- Born: January 1, 1907 Chicago
- Died: August 4, 2004 Milwaukee

Team
- Curling club: Milwaukee Curling Club Milwaukee Kilties Wauwatosa Granites

= Bernie Roth =

American curler

Bernice ("Bernie") Stark Roth is an American curler known for her work in establishing women's curling in the United States. She is an elected member of the United States Curling Hall of Fame.

==Curling history==
Roth was a Wisconsin curler who established a foundation for competitive women's curling in the United States. She was a founding member of the United States Women's Curling Association (USWCA) and help in the foundation of the Milwaukie Kilties, a women's curling club within the Milwaukee Curling Club. Roth was president of the USWCA from 1947 to 1949, the first person to serve in that role.

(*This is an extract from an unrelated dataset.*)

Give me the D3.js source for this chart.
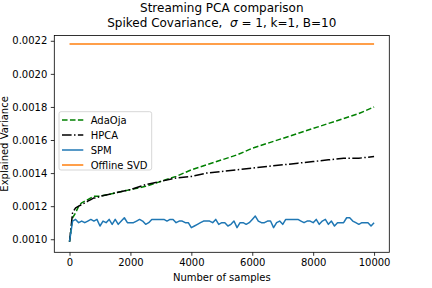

=== First mixed bonspiel in the United States ===
In 1951, Roth organized a mixed bonspiel, the first of its kind in the United States, which allowed both men and women to compete together. The bonspiel began at the Milwaukee Curling Club after Roth directed that a letter be sent to the men's board of the club to determine if such an event would be possible. The bonspiel was a three day event that started on January 19, 1951. The event continues on at the Milwaukee Curling Club as the Kiltie Mixed Bonspiel.

== Awards and honors ==
Roth was elected to the United States Curling Association Hall of Fame in 1996. The Milwaukee Curling Club has named one of its leagues after Roth to honor her contributions to curling.